Team,
A client of mine needs a set of highly specialised algorithms that arrive at a variety of inferences based on a big graph. The said graph is multi-mode, and has millions of vertices and tens of millions of edges, currently. As we infer secondary and tertiary transitive associations (with appropriate weights), the number of edges is likely to increase by an order of magnitude.
Some of the algorithms involve numerical computations of descriptive nature, while others perform classifications and suggest probabilistic interpretations of specific associations.
My initial prototype in Java has developed memory issues rather quickly. I tried Haskell, but it appears as if management of large graphs is still a challenge in purely functional languages!
Is Nimrod a good candidate? Nimrod's low memory overhead looks attractive. How does Nimrod's GC behave with the graph scaling to several (tens of) gigabytes of memory? Do we have any precedents? Thanks.
-- 0|0
Well in terms of performance, Nimrod is without a doubt ideal. My benchmarks (some of which are non-trivial) show that, trivial Nimrod often outperforms optimized C++ version (both with Clang). It also does this with significantly fewer lines, about half is common.
Now memory-wise, it depends. If you use the GC, you can definitely get some problems, but definitely not even close to Java. Go read up on it, you can use different GCs, although the default is a real-time capable deferred reference counter with a cycle collector. It's blazing fast, and has very little memory inflation. The scaling to several gigabytes of memory is far better than conventional GCs as used in C# and Java, orders of magnitudes I'd assume (although this is pure speculation).
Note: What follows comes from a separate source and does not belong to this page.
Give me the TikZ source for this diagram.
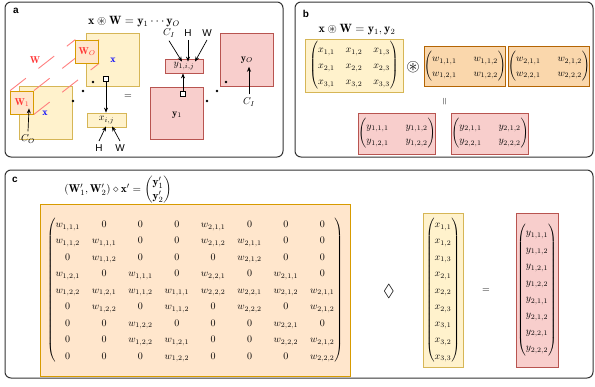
\documentclass[tikz,border=0pt]{standalone}
\usepackage{amsmath,amssymb}
\usepackage{fontspec}
\setsansfont{Liberation Sans}
\usetikzlibrary{arrows.meta,calc}
\definecolor{yelF}{HTML}{FFF2CC}\definecolor{yelD}{HTML}{D6B656}
\definecolor{orF}{HTML}{FFE6CC}\definecolor{orD}{HTML}{D79B00}
\definecolor{ortF}{HTML}{FAD7AC}\definecolor{ortD}{HTML}{B46504}
\definecolor{pkF}{HTML}{F8CECC}\definecolor{pkD}{HTML}{B85450}
\definecolor{redT}{HTML}{FF3333}\definecolor{bluT}{HTML}{0000FF}
\definecolor{dashR}{HTML}{FF7F7F}
\newcommand\mstretch[2]{\renewcommand\arraystretch{#1}\setlength\arraycolsep{#2}}
\pgfdeclarelayer{back}\pgfdeclarelayer{mid}
\pgfsetlayers{back,mid,main}
\begin{document}
\begin{tikzpicture}[x=1pt,y=-1pt,
  panel/.style={draw=black!80,line width=1pt,rounded corners=6pt},
  ybox/.style={draw=yelD,fill=yelF,line width=0.8pt,inner sep=0pt},
  obox/.style={draw=orD,fill=orF,line width=0.8pt,inner sep=0pt},
  otbox/.style={draw=ortD,fill=ortF,line width=0.8pt,inner sep=0pt},
  pbox/.style={draw=pkD,fill=pkF,line width=0.8pt,inner sep=0pt},
  arr/.style={-{Stealth[length=5pt,width=4pt]},line width=0.7pt},
  lab/.style={font=\sffamily\bfseries},
  sf/.style={font=\sffamily},
  title/.style={font=\fontsize{12}{14}\selectfont},
  marker/.style={draw,line width=1.2pt,fill=white,minimum size=4.5pt,inner sep=0pt},
  dotn/.style={circle,fill,inner sep=0pt,minimum size=2.6pt},
  pinkdash/.style={draw=dashR,line width=0.9pt,dash pattern=on 20pt off 16pt}]
\useasboundingbox (0,0) rectangle (595,386);
% frames
\draw[panel] (5,2) rectangle (283,157);
\draw[panel] (295,2) rectangle (593,157);
\draw[panel] (5,170) rectangle (593,378);
% ---------- panel a
\node[lab] (la) at (16,11) {a};
\node[title] (ta) at (134,21.5) {$\mathbf{x}\circledast\mathbf{W}=\mathbf{y}_1\cdots\mathbf{y}_O$};
\begin{pgfonlayer}{back}
\node[ybox,minimum width=53pt,minimum height=53pt] (bx) at (112.5,59.5) {};
\node[ybox,minimum width=53pt,minimum height=53pt] (fx) at (46,112.5) {};
\end{pgfonlayer}
\node[obox,minimum width=23pt,minimum height=23pt,text=redT] (W1) at (22,102.5) {$\mathbf{W}_1$};
\node[obox,minimum width=23pt,minimum height=23pt,text=redT] (WO) at (87.2,51.5) {$\mathbf{W}_O$};
\begin{pgfonlayer}{mid}
\draw[pinkdash] (W1.north west) -- (WO.north west);
\draw[pinkdash] (W1.north east) -- (WO.north east);
\draw[pinkdash] (W1.south east) -- (WO.south east);
\end{pgfonlayer}
\node[text=redT] (Wl) at (35,60) {$\mathbf{W}$};
\node[text=bluT] (xl1) at (113,60) {$\mathbf{x}$};
\node[text=bluT] (xl2) at (45,113) {$\mathbf{x}$};
\node[dotn] (d1) at (73,101) {};
\node[dotn] (d2) at (83,91) {};
\node[dotn] (d3) at (93,82) {};
\node[marker] (sq1) at (106,79) {};
\node[ybox,minimum width=39pt,minimum height=14pt] (xij) at (106.5,120) {$x_{i,j}$};
\draw[arr] (sq1) -- (sq1 |- xij.north);
\node[sf] (Ha) at (99,148) {H};
\node[sf] (Wa) at (120,148) {W};
\draw[arr] (Ha.north) -- ($(xij.south)+(-0.5,-1)$);
\draw[arr] (Wa.north) -- ($(xij.south)+(5.5,-1)$);
\node (eqa) at (128,97) {$=$};
\node (CO) at (28,139) {$C_O$};
\draw[arr] (CO.north) -- ($(W1.south)+(7,-6)$);
% y side
\node[pbox,minimum width=53pt,minimum height=52pt] (y1) at (176.5,113) {};
\node (y1l) at (177,115) {$\mathbf{y}_1$};
\node[pbox,minimum width=38pt,minimum height=14pt] (yij) at (184,66) {$y_{1,i,j}$};
\node (CIa) at (169,33) {$C_I$};
\node[sf] (Hb) at (188,33) {H};
\node[sf] (Wb) at (207,33) {W};
\draw[arr] (CIa.south) -- ($(yij.north)+(-2,3)$);
\draw[arr] (Hb.south) -- ($(yij.north)+(4,3)$);
\draw[arr] (Wb.south) -- ($(yij.north)+(11,3)$);
\node[marker] (sq2) at (183,94) {};
\draw[arr] (sq2) -- (sq2 |- yij.south);
\node[pbox,minimum width=53pt,minimum height=53pt] (yO) at (246.5,59.5) {};
\node (yOl) at (247,60) {$\mathbf{y}_O$};
\node (CIb) at (249,102) {$C_I$};
\draw[arr] (CIb.north) -- (CIb.north |- yOl.south);
\node[dotn] (e1) at (207,101) {};
\node[dotn] (e2) at (217,91) {};
\node[dotn] (e3) at (226,82) {};
% ---------- panel b
\node[lab] (lb) at (306,14) {b};
\node[title] (tb) at (357,29.5) {$\mathbf{x}\circledast\mathbf{W}=\mathbf{y}_1,\mathbf{y}_2$};
\node[ybox,minimum width=98pt,minimum height=53pt] (xb) at (354,65.5)
  {$\mstretch{1.35}{5.5pt}\begin{pmatrix}x_{1,1}&x_{1,2}&x_{1,3}\\x_{2,1}&x_{2,2}&x_{2,3}\\x_{3,1}&x_{3,2}&x_{3,3}\end{pmatrix}$};
\node (oast) at (413,67) {\LARGE$\circledast$};
\node[otbox,minimum width=76pt,minimum height=40pt] (w1b) at (465,66)
  {$\mstretch{1.2}{8.5pt}\begin{pmatrix}w_{1,1,1}&w_{1,1,2}\\w_{1,2,1}&w_{1,2,2}\end{pmatrix}$};
\node[otbox,minimum width=76pt,minimum height=40pt] (w2b) at (549,66)
  {$\mstretch{1.2}{8.5pt}\begin{pmatrix}w_{2,1,1}&w_{2,1,2}\\w_{2,2,1}&w_{2,2,2}\end{pmatrix}$};
\node[rotate=90] (eqb) at (445,102) {$=$};
\node[pbox,minimum width=74pt,minimum height=41pt] (y1b) at (397,133.5)
  {$\mstretch{1.2}{8.5pt}\begin{pmatrix}y_{1,1,1}&y_{1,1,2}\\y_{1,2,1}&y_{1,2,2}\end{pmatrix}$};
\node[pbox,minimum width=74pt,minimum height=41pt] (y2b) at (490,133.5)
  {$\mstretch{1.2}{8.5pt}\begin{pmatrix}y_{2,1,1}&y_{2,1,2}\\y_{2,2,1}&y_{2,2,2}\end{pmatrix}$};
% ---------- panel c
\node[lab] (lc) at (15,180) {c};
\node[font=\fontsize{11.3}{13.5}\selectfont] (tc) at (118,190) {$(\mathbf{W}'_1,\mathbf{W}'_2)\diamond\mathbf{x}'=\begin{pmatrix}\mathbf{y}'_1\\\mathbf{y}'_2\end{pmatrix}$};
\node[obox,minimum width=310pt,minimum height=172pt] (Wc) at (195,290)
  {$\mstretch{1.37}{6pt}\begin{pmatrix}
  w_{1,1,1}&0&0&0&w_{2,1,1}&0&0&0\\
  w_{1,1,2}&w_{1,1,1}&0&0&w_{2,1,2}&w_{2,1,1}&0&0\\
  0&w_{1,1,2}&0&0&0&w_{2,1,2}&0&0\\
  w_{1,2,1}&0&w_{1,1,1}&0&w_{2,2,1}&0&w_{2,1,1}&0\\
  w_{1,2,2}&w_{1,2,1}&w_{1,1,2}&w_{1,1,1}&w_{2,2,2}&w_{2,2,1}&w_{2,1,2}&w_{2,1,1}\\
  0&w_{1,2,2}&0&w_{1,1,2}&0&w_{2,2,2}&0&w_{2,1,2}\\
  0&0&w_{1,2,2}&0&0&0&w_{2,2,1}&0\\
  0&0&w_{1,2,2}&w_{1,2,1}&0&0&w_{2,2,2}&w_{2,1,2}\\
  0&0&0&w_{1,2,2}&0&0&0&w_{2,2,2}
  \end{pmatrix}$};
\node (dia) at (389,291) {\LARGE$\Diamond$};
\node[ybox,minimum width=40pt,minimum height=154pt] (xc) at (443,290)
  {$\mstretch{1.37}{5pt}\begin{pmatrix}x_{1,1}\\x_{1,2}\\x_{1,3}\\x_{2,1}\\x_{2,2}\\x_{2,3}\\x_{3,1}\\x_{3,2}\\x_{3,3}\end{pmatrix}$};
\node (eqc) at (486,291) {$=$};
\node[pbox,minimum width=42pt,minimum height=154pt] (yc) at (537,290)
  {$\mstretch{1.37}{5pt}\begin{pmatrix}y_{1,1,1}\\y_{1,1,2}\\y_{1,2,1}\\y_{1,2,2}\\y_{2,1,1}\\y_{2,1,2}\\y_{2,2,1}\\y_{2,2,2}\end{pmatrix}$};
\end{tikzpicture}
\end{document}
Because it's deferred reference counting, the GC heap is only scanned when doing cycle collections. And even then, if you know you have no cyclic references, you can disable that cycle collector completely, which means you never do a full-heap sweap! Which means the size of the heap has virtually no influence on the GC.
So do try to program with the GC enabled, and if it's too slow, switch to the real-time version. But if you have some serious memory constraints and find yourself exceeding acceptable limits, (profile and) modify the code to reduce the footprint using memory management where needed.
Note, I'm still no expert on Nimrod. My main languages are C++ and Ada, and Nimrod is simply my favorite language that I use for a lot of hobby dev.